O romance de Vieira Junior é dividido em três capítulos: “Fio de Corte”, “Torto Arado” e “Rio de Sangue”. O autor narra a vida dos trabalhadores rurais de Água Negra, uma fazenda na região da Chapada Diamantina, interior da Bahia. Os trabalhadores de Água Negra não recebiam salário para arar a terra, apenas morada, ou melhor, o direito de construir casebres de paredes de barro e telhado de junco (construções de alvenaria eram proibidas) e cultivar roças no quintal quando não estivessem plantando e colhendo cana-de-açúcar e arroz nas terras do patrão. Só ganhavam algum dinheiro quando vendiam na feira a abóbora, o feijão e a batata que cultivavam no quintal ou quando conseguiam a aposentadoria rural. Eram quase todos negros, descendentes dos escravizados libertos havia poucas décadas. A história aborda o sofrimento e também a luta desses trabalhadores em busca de sua liberdade com ênfase nas figuras femininas onde se destacam as irmãs Bibiana e Belonísia. A primeira parte de Torto arado é narrada por Bibiana; a segunda, por sua irmã, Belonísia. As duas são filhas de Zeca Chapéu Grande, um dos trabalhadores de Água Negra.

Amei a primeira parte de “Torto Arado”, amei, de fato. A narrativa fluída e o carisma dos personagens fizeram com que eu devorasse essa primeira parte em menos de um dia. A narrativa fluida tem o poder de transportar os leitores para o dia a dia dos trabalhadores de Água Negra como se estivéssemos ali vivendo a sua labuta. Somos apresentados há vários personagens interessantes bem como para a sua rotina de vida envolvendo conflitos familiares e com patrões, sonhos, pequenas conquistas, alegrias, sofrimento; enfim, uma miscelânea de emoções. Este capítulo aborda principalmente o relacionamento entre Bibiana e Belonísia, desde a infância, que ficou mais fortalecido ainda após um acidente envolvendo uma delas.

Esta fluidez da narrativa continua na segunda parte do romance, no capítulo “Torto Arado”, dessa vez, narrado por Belonísia, Se no capítulo “Fio de Corte” presenciamos a aproximação, o amor, o respeito e até mesmo um pacto de união entre Bibiana e Belonísia, nesta segunda parte, o autor narra o distanciamento gradativo entre as duas irmãs até culminar com a ruptura que acontece após uma delas deixar Água Negra. Neste capítulo Vieira Júnior mostra também as origens de Zéca Chapéu Grande, pai de Bibiana e Belonísia; de Donana, avó das duas irmãs e também de outros personagens importantes na trama. Outra parte importante da trama apresentada nesse capítulo está ligada ao início da conscientização dos trabalhadores cruelmente explorados em Água Negra. Esta conscientização parte de um personagem muito importante ligado diretamente a Bibiana.

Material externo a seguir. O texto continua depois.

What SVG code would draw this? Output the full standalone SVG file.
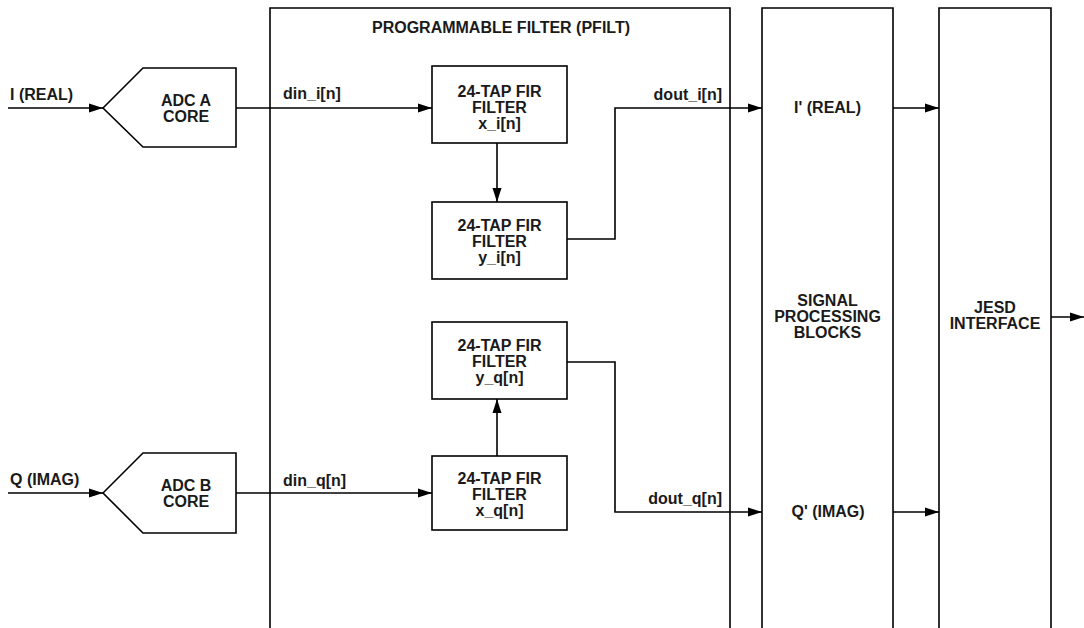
<svg xmlns="http://www.w3.org/2000/svg" width="1084" height="628" viewBox="0 0 1084 628">
<style>
.box{fill:#fff;stroke:#000;stroke-width:1.6}
.ln{fill:none;stroke:#000;stroke-width:1.6}
text{font-family:"Liberation Sans",Arial,sans-serif;font-weight:bold;font-size:16px;fill:#1a1a1a}
.c{text-anchor:middle}
.e{text-anchor:end}
</style>
<defs>
<marker id="ah" markerUnits="userSpaceOnUse" markerWidth="14" markerHeight="10" viewBox="0 0 14 10" refX="14" refY="5" orient="auto">
<path d="M0,0.5 L14,5 L0,9.5 Z" fill="#000"/>
</marker>
</defs>
<rect width="1084" height="628" fill="#fff"/>
<g id="pfilt">
<path class="ln" d="M270,630 V8 H730 V630"/>
<text class="c" x="501" y="33">PROGRAMMABLE FILTER (PFILT)</text>
</g>
<g id="sp">
<path class="ln" d="M762,630 V8 H893 V630"/>
<text class="c" x="827.5" y="306">SIGNAL</text>
<text class="c" x="827.5" y="322">PROCESSING</text>
<text class="c" x="827.5" y="338">BLOCKS</text>
<text class="c" x="827.5" y="113">I' (REAL)</text>
<text class="c" x="828" y="517">Q' (IMAG)</text>
</g>
<g id="jesd">
<path class="ln" d="M939,630 V8 H1051 V630"/>
<text class="c" x="995" y="313">JESD</text>
<text class="c" x="995" y="329">INTERFACE</text>
</g>
<g id="adca">
<path class="box" d="M103,108 L143,68 H236 V147 H143 Z"/>
<text class="c" x="186" y="106">ADC A</text>
<text class="c" x="186" y="122">CORE</text>
</g>
<g id="adcb">
<path class="box" d="M103,493 L143,453 H236 V533 H143 Z"/>
<text class="c" x="186" y="491">ADC B</text>
<text class="c" x="186" y="507">CORE</text>
</g>
<g id="fir_xi">
<rect class="box" x="432" y="66" width="135" height="77"/>
<text class="c" x="499.5" y="97">24-TAP FIR</text>
<text class="c" x="499.5" y="113">FILTER</text>
<text class="c" x="499.5" y="129">x_i[n]</text>
</g>
<g id="fir_yi">
<rect class="box" x="432" y="202" width="135" height="77"/>
<text class="c" x="499.5" y="231">24-TAP FIR</text>
<text class="c" x="499.5" y="247">FILTER</text>
<text class="c" x="499.5" y="263">y_i[n]</text>
</g>
<g id="fir_yq">
<rect class="box" x="432" y="322" width="135" height="77"/>
<text class="c" x="499.5" y="351">24-TAP FIR</text>
<text class="c" x="499.5" y="367">FILTER</text>
<text class="c" x="499.5" y="383">y_q[n]</text>
</g>
<g id="fir_xq">
<rect class="box" x="432" y="456" width="135" height="74"/>
<text class="c" x="499.5" y="484">24-TAP FIR</text>
<text class="c" x="499.5" y="500">FILTER</text>
<text class="c" x="499.5" y="516">x_q[n]</text>
</g>
<g id="connectors">
<path class="ln" d="M8,108 H103" marker-end="url(#ah)"/>
<path class="ln" d="M8,493 H103" marker-end="url(#ah)"/>
<path class="ln" d="M236,108 H432" marker-end="url(#ah)"/>
<path class="ln" d="M236,493 H432" marker-end="url(#ah)"/>
<path class="ln" d="M497,143 V202" marker-end="url(#ah)"/>
<path class="ln" d="M497,456 V399" marker-end="url(#ah)"/>
<path class="ln" d="M567,239 H615 V108 H762" marker-end="url(#ah)"/>
<path class="ln" d="M567,362 H615 V512 H762" marker-end="url(#ah)"/>
<path class="ln" d="M893,108 H939" marker-end="url(#ah)"/>
<path class="ln" d="M893,512 H939" marker-end="url(#ah)"/>
<path class="ln" d="M1051,317 H1084" marker-end="url(#ah)"/>
<text x="10" y="100">I (REAL)</text>
<text x="10" y="485">Q (IMAG)</text>
<text x="283" y="99">din_i[n]</text>
<text x="283" y="486">din_q[n]</text>
<text class="e" x="722" y="100">dout_i[n]</text>
<text class="e" x="722" y="504">dout_q[n]</text>
</g>
</svg>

E tão chega a última parte, “Rio de Sangue” e pronto: a fluidez cede lugar para uma narrativa arrastada e desinteressante que acaba dispersando a atenção do leitor. Este capítulo é narrado por uma entidade de ‘jarê’ que é uma prática religiosa de matriz africana presente exclusivamente na região da Chapada Diamantina. O espetáculo é considerado uma espécie de “candomblé de caboclos”.

Este capítulo serve para fechar o destino dos personagens principais e também do contexto de Água Negra. Podemos dizer que é um capítulo de definição, mas infelizmente, nesse ponto a narrativa empaca. Torna-se cansativa e desinteressante. Se eu li rapidamente “Fio de Corte” e “Torto Arado” acabei empacando, mas empacando, de fato, em “Rio de Sangue”.

Tão logo acabei a leitura da obra, a sua última parte arrastada acabou influindo negativamente na fluidez de seus dois primeiros capítulos. Sei lá, acho que fiquei decepcionado com o destino dado para alguns personagens e também com a definição para algumas situações, então, no calor da emoção ou da decepção, acabei achando a obra apenas razoável. Mas depois, com mais calma, analisando e relembrando várias passagens marcantes dos dois primeiros capítulos, entendi que esse razoável seria injusto, assim, resolvi classificar Torto arado como boa, mas não excelente.